Windows 10 is pretty robust when it comes to recovering from problems that might stop it from working properly, but there may come a time when it needs some manual intervention. Microsoft’s latest operating system has a similar set of recovery tools as easier versions for this, but not all work in the way you’d expect and there are some new options at your disposal, too.
So while we hope you never need any of the advice given here, it’s worth familiarising yourself with Windows 10’s various recovery options should the need to use one of them ever arise. Need to restore a Windows 7 PC? Not a problem - click here.
How to do a System Restore on Windows 10
As with earlier versions of Windows, System Restore allows you to ‘rewind’ your Windows installation to an earlier working state, without affecting your documents. This is possible because Windows automatically saves Restore Points when something significant happens, such as installing a Windows Update or a new application — the idea being that if it goes wrong, you can return to the last Restore Point (or an even earlier one) to turn back time and get things performing as they were previously.
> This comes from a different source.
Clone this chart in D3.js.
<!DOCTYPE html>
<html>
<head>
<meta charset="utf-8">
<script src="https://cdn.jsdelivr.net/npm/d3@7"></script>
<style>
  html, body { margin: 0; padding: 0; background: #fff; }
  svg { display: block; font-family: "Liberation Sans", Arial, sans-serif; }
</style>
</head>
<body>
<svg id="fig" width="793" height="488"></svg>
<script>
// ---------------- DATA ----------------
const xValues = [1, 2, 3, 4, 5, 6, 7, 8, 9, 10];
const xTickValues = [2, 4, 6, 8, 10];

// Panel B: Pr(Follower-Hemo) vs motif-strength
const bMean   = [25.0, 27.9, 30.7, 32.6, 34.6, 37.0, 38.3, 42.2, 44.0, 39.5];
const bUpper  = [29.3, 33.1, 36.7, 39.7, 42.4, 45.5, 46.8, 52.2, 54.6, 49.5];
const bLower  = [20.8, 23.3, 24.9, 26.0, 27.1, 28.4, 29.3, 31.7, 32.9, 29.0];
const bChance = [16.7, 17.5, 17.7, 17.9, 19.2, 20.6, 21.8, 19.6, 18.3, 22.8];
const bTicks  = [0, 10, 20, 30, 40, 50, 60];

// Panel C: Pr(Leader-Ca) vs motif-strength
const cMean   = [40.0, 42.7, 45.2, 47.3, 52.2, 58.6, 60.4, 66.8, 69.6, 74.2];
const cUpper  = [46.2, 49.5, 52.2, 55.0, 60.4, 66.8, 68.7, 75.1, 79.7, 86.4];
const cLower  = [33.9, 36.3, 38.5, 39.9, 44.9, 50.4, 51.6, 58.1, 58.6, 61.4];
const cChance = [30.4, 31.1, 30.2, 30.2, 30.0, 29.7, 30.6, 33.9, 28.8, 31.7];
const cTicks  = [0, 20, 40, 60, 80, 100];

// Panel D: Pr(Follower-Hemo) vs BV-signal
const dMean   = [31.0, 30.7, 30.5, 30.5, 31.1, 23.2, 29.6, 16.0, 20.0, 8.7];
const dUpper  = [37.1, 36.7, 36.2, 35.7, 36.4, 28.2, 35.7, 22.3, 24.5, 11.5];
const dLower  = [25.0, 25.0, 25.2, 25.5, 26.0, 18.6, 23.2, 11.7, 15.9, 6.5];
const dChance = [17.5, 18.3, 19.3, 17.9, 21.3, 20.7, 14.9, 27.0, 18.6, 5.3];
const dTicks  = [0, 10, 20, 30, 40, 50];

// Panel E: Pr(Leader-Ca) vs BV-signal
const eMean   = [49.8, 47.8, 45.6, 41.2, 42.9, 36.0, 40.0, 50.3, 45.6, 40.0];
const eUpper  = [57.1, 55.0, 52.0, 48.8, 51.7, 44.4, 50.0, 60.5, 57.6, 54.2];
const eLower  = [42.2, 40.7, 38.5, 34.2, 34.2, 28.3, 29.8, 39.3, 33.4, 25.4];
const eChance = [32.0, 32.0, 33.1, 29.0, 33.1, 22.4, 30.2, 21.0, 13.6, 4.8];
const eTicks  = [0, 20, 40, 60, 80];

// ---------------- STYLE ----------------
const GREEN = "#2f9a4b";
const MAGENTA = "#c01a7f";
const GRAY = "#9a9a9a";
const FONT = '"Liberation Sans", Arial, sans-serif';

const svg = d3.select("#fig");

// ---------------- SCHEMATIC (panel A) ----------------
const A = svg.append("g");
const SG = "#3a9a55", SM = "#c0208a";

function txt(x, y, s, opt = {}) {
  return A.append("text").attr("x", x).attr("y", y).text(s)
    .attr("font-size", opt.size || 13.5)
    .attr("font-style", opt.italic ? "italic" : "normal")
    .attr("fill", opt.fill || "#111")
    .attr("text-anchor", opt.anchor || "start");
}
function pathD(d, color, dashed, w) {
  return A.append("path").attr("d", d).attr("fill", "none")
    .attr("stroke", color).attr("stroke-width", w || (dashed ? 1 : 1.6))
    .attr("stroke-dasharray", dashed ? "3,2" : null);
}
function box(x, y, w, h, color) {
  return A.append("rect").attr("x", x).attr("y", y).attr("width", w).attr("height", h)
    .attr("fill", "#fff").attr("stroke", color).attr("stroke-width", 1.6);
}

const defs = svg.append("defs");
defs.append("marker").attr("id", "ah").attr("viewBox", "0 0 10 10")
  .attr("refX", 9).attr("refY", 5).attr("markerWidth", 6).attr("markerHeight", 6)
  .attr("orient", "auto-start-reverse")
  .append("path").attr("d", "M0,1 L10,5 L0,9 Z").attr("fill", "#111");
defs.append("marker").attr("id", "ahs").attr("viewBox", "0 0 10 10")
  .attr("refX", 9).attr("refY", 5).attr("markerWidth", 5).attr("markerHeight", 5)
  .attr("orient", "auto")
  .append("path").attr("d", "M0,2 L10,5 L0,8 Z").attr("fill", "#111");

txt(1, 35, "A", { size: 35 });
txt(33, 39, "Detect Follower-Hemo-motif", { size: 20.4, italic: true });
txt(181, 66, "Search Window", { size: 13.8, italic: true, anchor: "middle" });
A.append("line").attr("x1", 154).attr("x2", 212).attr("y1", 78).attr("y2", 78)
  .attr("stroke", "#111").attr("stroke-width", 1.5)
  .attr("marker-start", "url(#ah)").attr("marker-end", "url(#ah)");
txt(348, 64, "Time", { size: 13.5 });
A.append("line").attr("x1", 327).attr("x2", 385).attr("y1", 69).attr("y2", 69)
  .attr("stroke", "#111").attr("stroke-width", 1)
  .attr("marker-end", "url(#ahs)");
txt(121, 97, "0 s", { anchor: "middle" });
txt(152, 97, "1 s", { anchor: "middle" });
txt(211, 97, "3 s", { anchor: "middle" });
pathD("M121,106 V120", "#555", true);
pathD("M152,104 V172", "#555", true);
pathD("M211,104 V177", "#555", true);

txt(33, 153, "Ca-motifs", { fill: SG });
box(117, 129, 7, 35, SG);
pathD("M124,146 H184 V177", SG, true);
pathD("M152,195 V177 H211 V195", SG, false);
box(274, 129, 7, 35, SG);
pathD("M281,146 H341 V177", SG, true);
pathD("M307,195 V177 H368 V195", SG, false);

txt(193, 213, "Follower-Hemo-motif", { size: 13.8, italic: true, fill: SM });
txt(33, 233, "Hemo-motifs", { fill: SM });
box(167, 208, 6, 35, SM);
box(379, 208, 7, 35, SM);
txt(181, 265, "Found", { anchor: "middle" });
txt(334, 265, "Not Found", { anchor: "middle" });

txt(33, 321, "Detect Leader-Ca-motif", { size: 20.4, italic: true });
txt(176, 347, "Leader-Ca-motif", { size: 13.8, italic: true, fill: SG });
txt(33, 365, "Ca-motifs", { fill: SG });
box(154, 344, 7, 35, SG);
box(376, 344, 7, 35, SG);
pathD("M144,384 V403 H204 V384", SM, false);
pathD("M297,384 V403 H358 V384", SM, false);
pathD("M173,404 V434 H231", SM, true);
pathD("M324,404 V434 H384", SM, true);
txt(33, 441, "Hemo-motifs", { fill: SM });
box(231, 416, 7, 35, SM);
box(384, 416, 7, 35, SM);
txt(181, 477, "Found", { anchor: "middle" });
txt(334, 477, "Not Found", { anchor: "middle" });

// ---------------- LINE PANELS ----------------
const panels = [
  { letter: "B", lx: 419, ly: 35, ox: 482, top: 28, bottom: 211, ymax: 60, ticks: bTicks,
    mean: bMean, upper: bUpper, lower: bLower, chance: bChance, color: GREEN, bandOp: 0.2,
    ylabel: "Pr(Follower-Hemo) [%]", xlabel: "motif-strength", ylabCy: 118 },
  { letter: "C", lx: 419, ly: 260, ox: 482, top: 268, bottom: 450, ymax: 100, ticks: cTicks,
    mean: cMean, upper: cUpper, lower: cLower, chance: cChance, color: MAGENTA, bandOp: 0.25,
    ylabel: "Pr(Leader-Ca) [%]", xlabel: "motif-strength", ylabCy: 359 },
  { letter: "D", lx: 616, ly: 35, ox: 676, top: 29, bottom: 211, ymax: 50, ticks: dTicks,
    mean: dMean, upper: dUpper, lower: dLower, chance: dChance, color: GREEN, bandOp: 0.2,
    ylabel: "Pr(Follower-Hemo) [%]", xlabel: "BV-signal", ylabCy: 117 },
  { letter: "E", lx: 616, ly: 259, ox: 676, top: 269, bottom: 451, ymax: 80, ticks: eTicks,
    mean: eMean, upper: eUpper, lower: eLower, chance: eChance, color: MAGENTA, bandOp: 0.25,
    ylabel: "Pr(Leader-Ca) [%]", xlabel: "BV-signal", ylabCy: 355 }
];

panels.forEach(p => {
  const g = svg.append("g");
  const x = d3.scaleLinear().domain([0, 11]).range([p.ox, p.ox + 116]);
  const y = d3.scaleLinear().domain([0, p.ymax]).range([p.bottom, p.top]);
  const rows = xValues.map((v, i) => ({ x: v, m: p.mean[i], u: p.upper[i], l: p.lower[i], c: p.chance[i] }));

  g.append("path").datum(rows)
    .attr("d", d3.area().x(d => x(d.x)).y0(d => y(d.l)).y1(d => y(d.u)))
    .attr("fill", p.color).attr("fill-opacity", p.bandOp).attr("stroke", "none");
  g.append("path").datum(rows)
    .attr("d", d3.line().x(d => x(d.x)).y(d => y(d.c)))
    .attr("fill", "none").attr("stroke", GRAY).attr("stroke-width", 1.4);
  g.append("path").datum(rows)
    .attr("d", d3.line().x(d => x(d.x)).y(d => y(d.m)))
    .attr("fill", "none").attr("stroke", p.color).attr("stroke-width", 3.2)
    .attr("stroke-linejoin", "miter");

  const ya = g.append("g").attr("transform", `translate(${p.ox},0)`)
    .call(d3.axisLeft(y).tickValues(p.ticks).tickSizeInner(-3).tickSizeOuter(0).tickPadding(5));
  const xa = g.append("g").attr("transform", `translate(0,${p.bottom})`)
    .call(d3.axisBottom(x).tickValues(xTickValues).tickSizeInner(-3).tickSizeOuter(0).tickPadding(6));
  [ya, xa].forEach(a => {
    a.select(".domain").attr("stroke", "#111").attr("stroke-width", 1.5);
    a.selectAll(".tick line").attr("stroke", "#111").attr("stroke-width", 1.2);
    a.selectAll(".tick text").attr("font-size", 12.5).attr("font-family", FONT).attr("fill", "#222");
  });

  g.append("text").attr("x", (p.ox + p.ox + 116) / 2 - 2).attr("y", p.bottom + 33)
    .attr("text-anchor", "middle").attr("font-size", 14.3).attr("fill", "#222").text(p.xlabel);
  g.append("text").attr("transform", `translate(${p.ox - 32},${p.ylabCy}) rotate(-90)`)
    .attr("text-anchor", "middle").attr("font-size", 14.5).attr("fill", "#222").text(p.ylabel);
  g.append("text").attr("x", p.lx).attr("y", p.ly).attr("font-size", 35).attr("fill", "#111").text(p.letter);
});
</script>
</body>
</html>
The snag is that System Restore is disabled by default in Windows 10, so here’s how to set it up and use it. Check out the video below to find out more.
1. Open System Restore
Search for system restore in the Windows 10 Search box and select Create a restore point from the list of results. When the System Properties dialog box appears, click the System Protection tab and then click the Configure button.
2. Enable System Restore
Click to enable Turn on system protection and then use the Max Usage slider to determine how much of your hard drive to use to store Restore Points — 5% to 10% is usually sufficient — and click OK. If you ever need to create a restore Point manually (just before you start messing with any system settings, for example), return to this dialog box and click the Create… button, otherwise Windows 10 will create them automatically.
3. Restore your PC
Whenever you want to return to a Restore Point, open the System Properties dialog box again (see Step 1), click the System Protection tab and then click the System Restore… button. Follow the on-screen instructions and select the desired Restore Point when prompted. You can also click the Scan for affected programs button before going any further, to see what might change on your PC afterwards. When you’re happy to proceed, click Next.
If System Restore doesn't work
Some serious Windows problems can prevent you from rewinding to a Restore Point with System Restore, but all is not lost. All you need to do is start Windows 10 in Safe Mode. This barebones Windows mode only runs the essential parts of Windows, which means any problematic apps, drivers or settings will be disabled. System Restore will then usually be successful.
1. Open Advanced start-up
Go to Start > Settings > Update & security > Recovery and click Restart now below Advanced start-up.
2. Start System Restore in Safe Mode
Windows will then restart and display a Choose an option menu. Select Troubleshoot > Advanced options > System Restore and use System Restore in the usual way.
Recovering from more serious problems
System Restore won’t always rescue your PC from very serious problems, but Windows 10 still has extra trick up its sleeve. It can restore Windows to a factory fresh state without affecting your documents, although everything else (including apps) are removed. Even so, you should make sure you have a back up of your important files before using this option, just in case.
1. Open Reset this PC
Go to Start > Settings > Update & security > Recovery and click Get started below Reset this PC.
2. Reset Windows 10, but save your files
On the next screen, click Keep my files and follow the on-screen instructions to reset Windows 10. You’ll see a list of apps that will be removed and be asked to confirm your choice before going any further.
3. Reset this PC from Safe Mode
As with System Restore, serious Windows 10 problems can prevent Reset this PC from working, but you can also run it from Safe Mode to bypass these. Follow Step 1 under If System Restore won’t work above, but instead choose Troubleshoot > Reset this PC > Keep my files under Step 2.